Robust estimation of distribution algorithms via fitness landscape analysis for optimal low-thrust orbital maneuvers

Abstract

One particular kind of evolutionary algorithms known as Estimation of Distribution Algorithms (EDAs) has gained the attention of the aerospace industry for its ability to solve nonlinear and complicated problems, particularly in the optimization of space trajectories during on-orbit operations of satellites. This article describes an effective method for optimizing the trajectory of a spacecraft using an evolutionary approach based on EDAs, incorporated with fitness landscape analysis (FLA). The approach utilizes flexible operators that are paired with seeding and selection mechanisms of EDAs.
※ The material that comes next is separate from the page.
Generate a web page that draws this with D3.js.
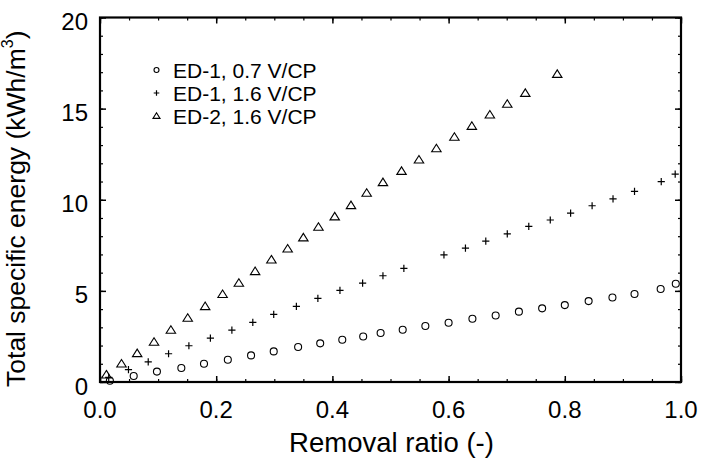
<!DOCTYPE html>
<html><head><meta charset="utf-8">
<script src="https://cdn.jsdelivr.net/npm/d3@7/dist/d3.min.js"></script>
<style>body{margin:0;background:#fff}svg{display:block}text{font-family:"Liberation Sans",Arial,sans-serif;fill:#000}</style>
</head><body><div id="chart"></div>
<script>
const xTicks = [0.0, 0.2, 0.4, 0.6, 0.8, 1.0];
const yTicks = [0, 5, 10, 15, 20];
const seriesNames = ["ED-1, 0.7 V/CP", "ED-1, 1.6 V/CP", "ED-2, 1.6 V/CP"];
const ed1Low = [[0.017,0.07],[0.058,0.33],[0.098,0.57],[0.14,0.77],[0.179,1.0],[0.22,1.22],[0.26,1.46],[0.299,1.68],[0.341,1.92],[0.379,2.12],[0.417,2.32],[0.453,2.50],[0.483,2.69],[0.521,2.87],[0.56,3.07],[0.60,3.25],[0.641,3.47],[0.681,3.65],[0.721,3.86],[0.761,4.04],[0.80,4.22],[0.841,4.44],[0.882,4.64],[0.92,4.83],[0.965,5.10],[0.991,5.39]];
const ed1High = [[0.015,0.25],[0.049,0.68],[0.083,1.10],[0.118,1.55],[0.153,1.99],[0.19,2.41],[0.227,2.85],[0.263,3.27],[0.299,3.71],[0.338,4.15],[0.375,4.59],[0.413,5.03],[0.452,5.43],[0.487,5.83],[0.523,6.23],[0.592,6.97],[0.629,7.35],[0.664,7.73],[0.701,8.13],[0.738,8.54],[0.775,8.89],[0.81,9.27],[0.847,9.67],[0.883,10.05],[0.92,10.46],[0.966,11.0],[0.99,11.41]];
const ed2High = [[0.011,0.40],[0.037,1.0],[0.064,1.57],[0.093,2.19],[0.122,2.85],[0.151,3.51],[0.181,4.15],[0.211,4.81],[0.239,5.43],[0.267,6.07],[0.295,6.71],[0.323,7.31],[0.35,7.92],[0.376,8.50],[0.404,9.07],[0.432,9.69],[0.459,10.37],[0.487,10.95],[0.519,11.57],[0.549,12.19],[0.579,12.81],[0.61,13.44],[0.64,14.04],[0.671,14.66],[0.701,15.25],[0.732,15.85],[0.787,16.89]];

const W = 701, H = 462;
const m = {l:100, r:681, t:17.5, b:382};
const svg = d3.select("#chart").append("svg").attr("width", W).attr("height", H);
const x = d3.scaleLinear().domain([0,1]).range([m.l, m.r]);
const y = d3.scaleLinear().domain([0,20]).range([m.b, m.t]);

const xMinor = d3.range(0, 1.0001, 0.05);
const yMinor = d3.range(0, 20.001, 1);

function addAxis(axisGen, transform, minorVals, majorVals) {
  const gMin = svg.append("g").attr("transform", transform)
    .call(axisGen.tickValues(minorVals).tickSize(-3).tickFormat(""));
  gMin.select(".domain").remove();
  gMin.selectAll("line").attr("stroke","#000").attr("stroke-width",1.2);
  const gMaj = svg.append("g").attr("transform", transform)
    .call(axisGen.tickValues(majorVals).tickSize(-6).tickFormat(""));
  gMaj.select(".domain").remove();
  gMaj.selectAll("line").attr("stroke","#000").attr("stroke-width",1.5);
}
addAxis(d3.axisBottom(x), `translate(0,${m.b})`, xMinor, xTicks);
addAxis(d3.axisTop(x), `translate(0,${m.t})`, xMinor, xTicks);
addAxis(d3.axisLeft(y), `translate(${m.l},0)`, yMinor, yTicks);
addAxis(d3.axisRight(y), `translate(${m.r},0)`, yMinor, yTicks);

svg.append("rect").attr("x", m.l).attr("y", m.t).attr("width", m.r-m.l).attr("height", m.b-m.t)
  .attr("fill","none").attr("stroke","#000").attr("stroke-width",2.2);

svg.append("g").selectAll("text").data(xTicks).join("text")
  .attr("x", d => x(d)).attr("y", m.b + 36).attr("text-anchor","middle")
  .attr("font-size", 24).text(d => d3.format(".1f")(d));
svg.append("g").selectAll("text").data(yTicks).join("text")
  .attr("x", m.l - 12).attr("y", d => y(d) + 12.5).attr("text-anchor","end")
  .attr("font-size", 24).text(d => d);

svg.append("text").attr("x", (m.l+m.r)/2 + 1).attr("y", 452).attr("text-anchor","middle")
  .attr("font-size", 27.5).text("Removal ratio (-)");
const yt = svg.append("text").attr("transform", `translate(25,${(m.t+m.b)/2 + 9}) rotate(-90)`)
  .attr("text-anchor","middle").attr("font-size", 26.5);
yt.append("tspan").text("Total specific energy (kWh/m");
yt.append("tspan").attr("font-size", 16).attr("dy", -12).text("3");
yt.append("tspan").attr("dy", 12).text(")");

function circle(g, cx, cy, r) {
  g.append("circle").attr("cx",cx).attr("cy",cy).attr("r",r).attr("fill","none").attr("stroke","#000").attr("stroke-width",1.1);
}
function plus(g, cx, cy, s) {
  g.append("path").attr("d",`M${cx-s},${cy}H${cx+s}M${cx},${cy-s}V${cy+s}`).attr("stroke","#000").attr("stroke-width",1.2).attr("fill","none");
}
function tri(g, cx, cy, s) {
  g.append("path").attr("d",`M${cx},${cy-s}L${cx+s*1.1},${cy+s*0.75}L${cx-s*1.1},${cy+s*0.75}Z`).attr("stroke","#000").attr("stroke-width",1.1).attr("fill","none");
}
const gp = svg.append("g");
ed1Low.forEach(d => circle(gp, x(d[0]), y(d[1]), 3.5));
ed1High.forEach(d => plus(gp, x(d[0]), y(d[1]), 3.6));
ed2High.forEach(d => tri(gp, x(d[0]), y(d[1]), 4.3));

const lg = svg.append("g");
const lx = 156.5, ly0 = 70, dy = 23;
circle(lg, lx, ly0, 2.5);
plus(lg, lx, ly0 + dy, 2.8);
tri(lg, lx, ly0 + 2*dy, 3.2);
lg.selectAll("text").data(seriesNames).join("text")
  .attr("x", 173).attr("y", (d,i) => ly0 + i*dy + 7.5).attr("font-size", 21).text(d => d);
</script></body></html>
Initially, the orbit transfer problem is mathematically modeled and the objectives and constraints are identified. The landscape feature of the search space is analyzed via the dispersion metric to measure the modality and ruggedness of the search domain. The obtained information are used as feedback in developing adaptive operators for truncation factor and constraints separation threshold of the employed EDA. A framework for spacecraft trajectory optimization has been presented where the dispersion value for a space mission is estimated using a k-nearest neighbors (k-NN) algorithm. The suggested method is used to solve several problems related to low-thrust orbit transfer of satellites in Earth’s orbit. Results demonstrate that the suggested framework for trajectory design and optimization of space transfers is effective enough to offer fuel-efficient and energy-efficient maneuvers for different thrust levels of the propulsion system. Moreover, the performance of the proposed approach is evaluated against non-adaptive EDA and other advanced evolutionary algorithms. The obtained results certify that the proposed adaptive evolutionary approach is superior in identifying feasible minimum-fuel and minimum-energy transfer trajectories.